Stated task
Transcribe the listing exactly, leaving out every picture.
=== Collected data ===
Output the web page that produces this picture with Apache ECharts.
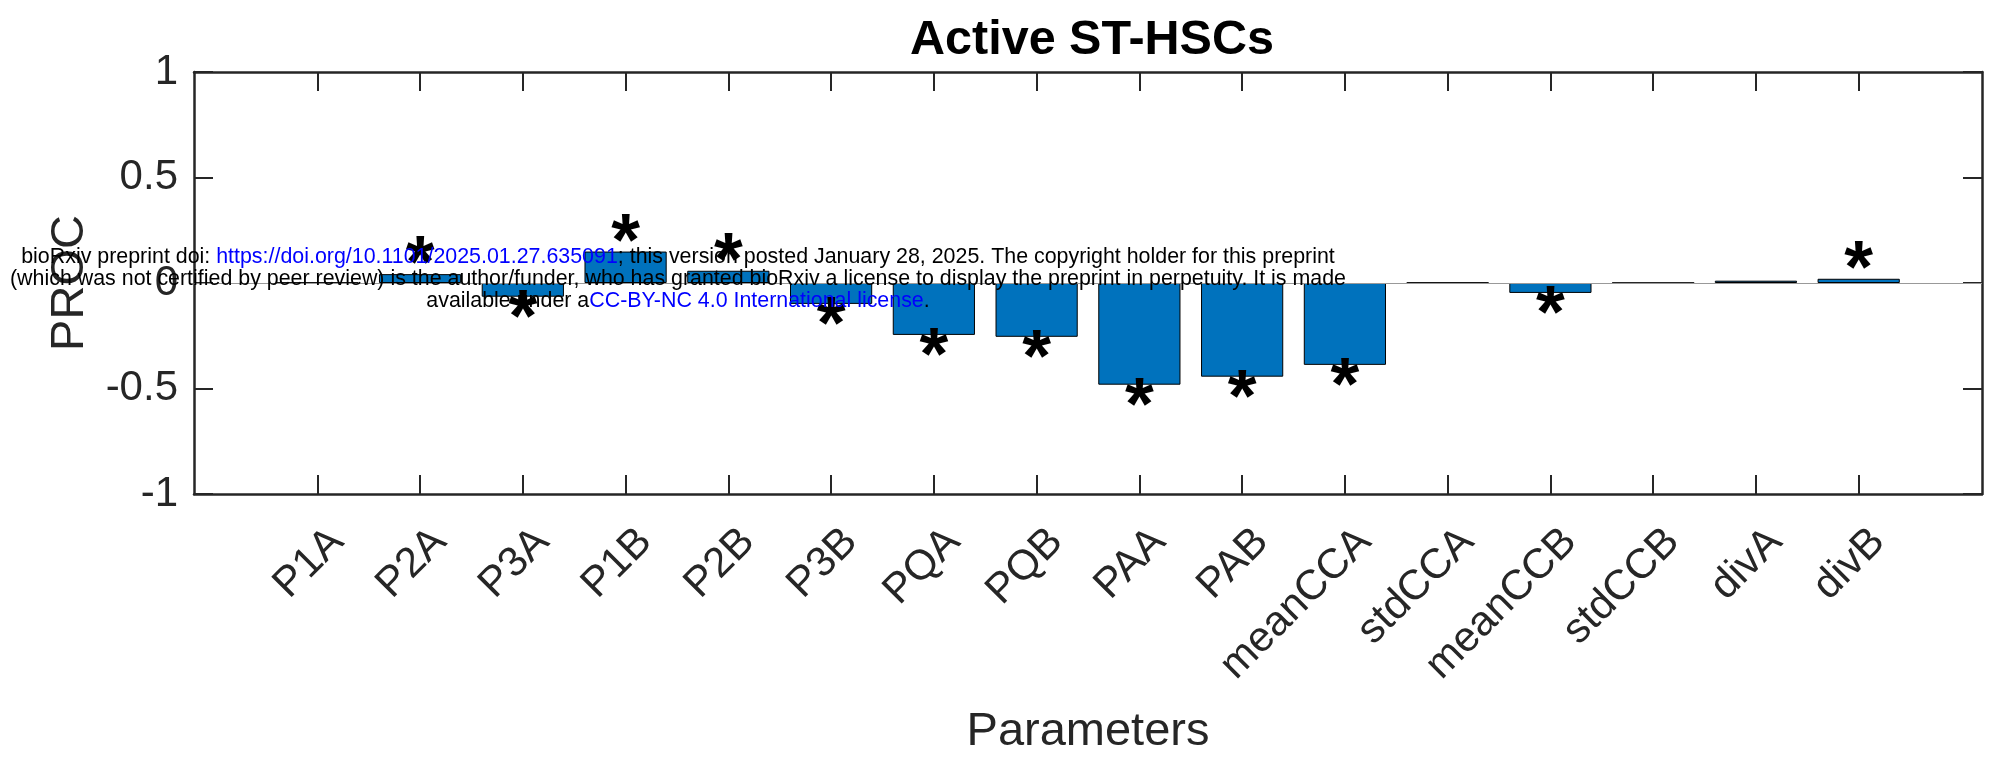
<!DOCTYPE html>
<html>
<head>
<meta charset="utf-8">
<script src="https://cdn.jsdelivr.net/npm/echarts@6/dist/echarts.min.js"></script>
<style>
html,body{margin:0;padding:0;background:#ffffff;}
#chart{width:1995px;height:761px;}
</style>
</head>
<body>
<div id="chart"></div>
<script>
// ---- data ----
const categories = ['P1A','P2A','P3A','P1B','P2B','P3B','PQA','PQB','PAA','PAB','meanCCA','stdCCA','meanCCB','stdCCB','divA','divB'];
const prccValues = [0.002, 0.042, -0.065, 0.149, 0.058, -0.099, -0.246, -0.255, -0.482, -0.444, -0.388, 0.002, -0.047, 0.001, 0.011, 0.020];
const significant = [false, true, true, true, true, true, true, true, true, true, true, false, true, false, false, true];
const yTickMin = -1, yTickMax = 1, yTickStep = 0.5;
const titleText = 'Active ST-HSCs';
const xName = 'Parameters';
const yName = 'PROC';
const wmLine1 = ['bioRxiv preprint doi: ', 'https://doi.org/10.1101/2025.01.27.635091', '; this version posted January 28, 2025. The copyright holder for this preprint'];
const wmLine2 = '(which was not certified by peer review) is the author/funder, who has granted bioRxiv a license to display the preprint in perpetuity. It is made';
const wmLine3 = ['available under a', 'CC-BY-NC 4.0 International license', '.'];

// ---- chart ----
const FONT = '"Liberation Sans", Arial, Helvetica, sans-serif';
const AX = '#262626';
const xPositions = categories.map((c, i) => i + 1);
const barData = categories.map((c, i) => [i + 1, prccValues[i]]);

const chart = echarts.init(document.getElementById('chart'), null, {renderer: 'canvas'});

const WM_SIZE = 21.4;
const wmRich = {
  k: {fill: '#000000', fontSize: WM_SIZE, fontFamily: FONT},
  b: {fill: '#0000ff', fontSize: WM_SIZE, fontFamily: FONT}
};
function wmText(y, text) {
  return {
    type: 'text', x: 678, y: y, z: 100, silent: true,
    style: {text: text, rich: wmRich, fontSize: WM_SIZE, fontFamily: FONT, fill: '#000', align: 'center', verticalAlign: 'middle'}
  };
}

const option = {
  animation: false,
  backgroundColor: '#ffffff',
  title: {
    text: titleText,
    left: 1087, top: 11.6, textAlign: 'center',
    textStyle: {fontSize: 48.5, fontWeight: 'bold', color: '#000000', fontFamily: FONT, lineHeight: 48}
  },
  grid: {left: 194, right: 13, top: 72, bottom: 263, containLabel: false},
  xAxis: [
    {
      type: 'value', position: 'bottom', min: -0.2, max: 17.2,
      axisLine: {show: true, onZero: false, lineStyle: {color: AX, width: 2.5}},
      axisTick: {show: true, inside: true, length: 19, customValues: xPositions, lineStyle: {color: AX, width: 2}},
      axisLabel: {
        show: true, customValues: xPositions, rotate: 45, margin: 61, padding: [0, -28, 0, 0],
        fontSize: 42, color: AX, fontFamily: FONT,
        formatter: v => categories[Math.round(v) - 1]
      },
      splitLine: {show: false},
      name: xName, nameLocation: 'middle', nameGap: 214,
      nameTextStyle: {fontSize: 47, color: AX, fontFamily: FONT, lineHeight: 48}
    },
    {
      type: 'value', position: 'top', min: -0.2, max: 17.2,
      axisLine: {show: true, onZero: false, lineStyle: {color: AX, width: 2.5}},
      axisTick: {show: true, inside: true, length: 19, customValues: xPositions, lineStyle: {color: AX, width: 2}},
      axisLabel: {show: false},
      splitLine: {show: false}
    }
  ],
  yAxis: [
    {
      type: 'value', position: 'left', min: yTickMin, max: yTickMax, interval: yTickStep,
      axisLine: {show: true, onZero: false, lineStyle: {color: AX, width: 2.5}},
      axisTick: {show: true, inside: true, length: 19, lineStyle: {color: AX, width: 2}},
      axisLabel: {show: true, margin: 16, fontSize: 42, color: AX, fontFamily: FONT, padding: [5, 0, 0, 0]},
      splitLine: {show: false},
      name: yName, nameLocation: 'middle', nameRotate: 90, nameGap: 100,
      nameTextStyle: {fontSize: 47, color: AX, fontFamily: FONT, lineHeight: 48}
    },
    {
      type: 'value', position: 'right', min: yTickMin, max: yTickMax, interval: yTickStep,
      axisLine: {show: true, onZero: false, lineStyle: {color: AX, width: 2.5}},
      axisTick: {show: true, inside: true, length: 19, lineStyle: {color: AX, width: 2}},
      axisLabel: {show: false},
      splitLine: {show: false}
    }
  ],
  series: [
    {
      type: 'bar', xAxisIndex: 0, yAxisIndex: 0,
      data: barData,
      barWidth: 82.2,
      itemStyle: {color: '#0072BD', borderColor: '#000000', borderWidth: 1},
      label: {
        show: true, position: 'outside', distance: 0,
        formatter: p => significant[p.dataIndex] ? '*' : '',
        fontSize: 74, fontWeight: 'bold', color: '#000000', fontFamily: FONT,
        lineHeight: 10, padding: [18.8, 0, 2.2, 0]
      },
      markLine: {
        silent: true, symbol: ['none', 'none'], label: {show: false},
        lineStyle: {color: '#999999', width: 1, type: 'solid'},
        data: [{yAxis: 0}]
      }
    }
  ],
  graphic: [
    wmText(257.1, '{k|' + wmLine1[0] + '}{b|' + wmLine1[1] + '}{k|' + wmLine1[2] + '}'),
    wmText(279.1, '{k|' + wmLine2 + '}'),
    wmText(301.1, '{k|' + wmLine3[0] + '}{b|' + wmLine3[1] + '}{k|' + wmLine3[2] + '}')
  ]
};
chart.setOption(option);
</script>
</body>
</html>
===
Response to the exercise
Output the web page that produces this picture with Apache ECharts.
<!DOCTYPE html>
<html>
<head>
<meta charset="utf-8">
<script src="https://cdn.jsdelivr.net/npm/echarts@6/dist/echarts.min.js"></script>
<style>
html,body{margin:0;padding:0;background:#ffffff;}
#chart{width:1995px;height:761px;}
</style>
</head>
<body>
<div id="chart"></div>
<script>
// ---- data ----
const categories = ['P1A','P2A','P3A','P1B','P2B','P3B','PQA','PQB','PAA','PAB','meanCCA','stdCCA','meanCCB','stdCCB','divA','divB'];
const prccValues = [0.002, 0.042, -0.065, 0.149, 0.058, -0.099, -0.246, -0.255, -0.482, -0.444, -0.388, 0.002, -0.047, 0.001, 0.011, 0.020];
const significant = [false, true, true, true, true, true, true, true, true, true, true, false, true, false, false, true];
const yTickMin = -1, yTickMax = 1, yTickStep = 0.5;
const titleText = 'Active ST-HSCs';
const xName = 'Parameters';
const yName = 'PROC';
const wmLine1 = ['bioRxiv preprint doi: ', 'https://doi.org/10.1101/2025.01.27.635091', '; this version posted January 28, 2025. The copyright holder for this preprint'];
const wmLine2 = '(which was not certified by peer review) is the author/funder, who has granted bioRxiv a license to display the preprint in perpetuity. It is made';
const wmLine3 = ['available under a', 'CC-BY-NC 4.0 International license', '.'];

// ---- chart ----
const FONT = '"Liberation Sans", Arial, Helvetica, sans-serif';
const AX = '#262626';
const xPositions = categories.map((c, i) => i + 1);
const barData = categories.map((c, i) => [i + 1, prccValues[i]]);

const chart = echarts.init(document.getElementById('chart'), null, {renderer: 'canvas'});

const WM_SIZE = 21.4;
const wmRich = {
  k: {fill: '#000000', fontSize: WM_SIZE, fontFamily: FONT},
  b: {fill: '#0000ff', fontSize: WM_SIZE, fontFamily: FONT}
};
function wmText(y, text) {
  return {
    type: 'text', x: 678, y: y, z: 100, silent: true,
    style: {text: text, rich: wmRich, fontSize: WM_SIZE, fontFamily: FONT, fill: '#000', align: 'center', verticalAlign: 'middle'}
  };
}

const option = {
  animation: false,
  backgroundColor: '#ffffff',
  title: {
    text: titleText,
    left: 1087, top: 11.6, textAlign: 'center',
    textStyle: {fontSize: 48.5, fontWeight: 'bold', color: '#000000', fontFamily: FONT, lineHeight: 48}
  },
  grid: {left: 194, right: 13, top: 72, bottom: 263, containLabel: false},
  xAxis: [
    {
      type: 'value', position: 'bottom', min: -0.2, max: 17.2,
      axisLine: {show: true, onZero: false, lineStyle: {color: AX, width: 2.5}},
      axisTick: {show: true, inside: true, length: 19, customValues: xPositions, lineStyle: {color: AX, width: 2}},
      axisLabel: {
        show: true, customValues: xPositions, rotate: 45, margin: 61, padding: [0, -28, 0, 0],
        fontSize: 42, color: AX, fontFamily: FONT,
        formatter: v => categories[Math.round(v) - 1]
      },
      splitLine: {show: false},
      name: xName, nameLocation: 'middle', nameGap: 214,
      nameTextStyle: {fontSize: 47, color: AX, fontFamily: FONT, lineHeight: 48}
    },
    {
      type: 'value', position: 'top', min: -0.2, max: 17.2,
      axisLine: {show: true, onZero: false, lineStyle: {color: AX, width: 2.5}},
      axisTick: {show: true, inside: true, length: 19, customValues: xPositions, lineStyle: {color: AX, width: 2}},
      axisLabel: {show: false},
      splitLine: {show: false}
    }
  ],
  yAxis: [
    {
      type: 'value', position: 'left', min: yTickMin, max: yTickMax, interval: yTickStep,
      axisLine: {show: true, onZero: false, lineStyle: {color: AX, width: 2.5}},
      axisTick: {show: true, inside: true, length: 19, lineStyle: {color: AX, width: 2}},
      axisLabel: {show: true, margin: 16, fontSize: 42, color: AX, fontFamily: FONT, padding: [5, 0, 0, 0]},
      splitLine: {show: false},
      name: yName, nameLocation: 'middle', nameRotate: 90, nameGap: 100,
      nameTextStyle: {fontSize: 47, color: AX, fontFamily: FONT, lineHeight: 48}
    },
    {
      type: 'value', position: 'right', min: yTickMin, max: yTickMax, interval: yTickStep,
      axisLine: {show: true, onZero: false, lineStyle: {color: AX, width: 2.5}},
      axisTick: {show: true, inside: true, length: 19, lineStyle: {color: AX, width: 2}},
      axisLabel: {show: false},
      splitLine: {show: false}
    }
  ],
  series: [
    {
      type: 'bar', xAxisIndex: 0, yAxisIndex: 0,
      data: barData,
      barWidth: 82.2,
      itemStyle: {color: '#0072BD', borderColor: '#000000', borderWidth: 1},
      label: {
        show: true, position: 'outside', distance: 0,
        formatter: p => significant[p.dataIndex] ? '*' : '',
        fontSize: 74, fontWeight: 'bold', color: '#000000', fontFamily: FONT,
        lineHeight: 10, padding: [18.8, 0, 2.2, 0]
      },
      markLine: {
        silent: true, symbol: ['none', 'none'], label: {show: false},
        lineStyle: {color: '#999999', width: 1, type: 'solid'},
        data: [{yAxis: 0}]
      }
    }
  ],
  graphic: [
    wmText(257.1, '{k|' + wmLine1[0] + '}{b|' + wmLine1[1] + '}{k|' + wmLine1[2] + '}'),
    wmText(279.1, '{k|' + wmLine2 + '}'),
    wmText(301.1, '{k|' + wmLine3[0] + '}{b|' + wmLine3[1] + '}{k|' + wmLine3[2] + '}')
  ]
};
chart.setOption(option);
</script>
</body>
</html>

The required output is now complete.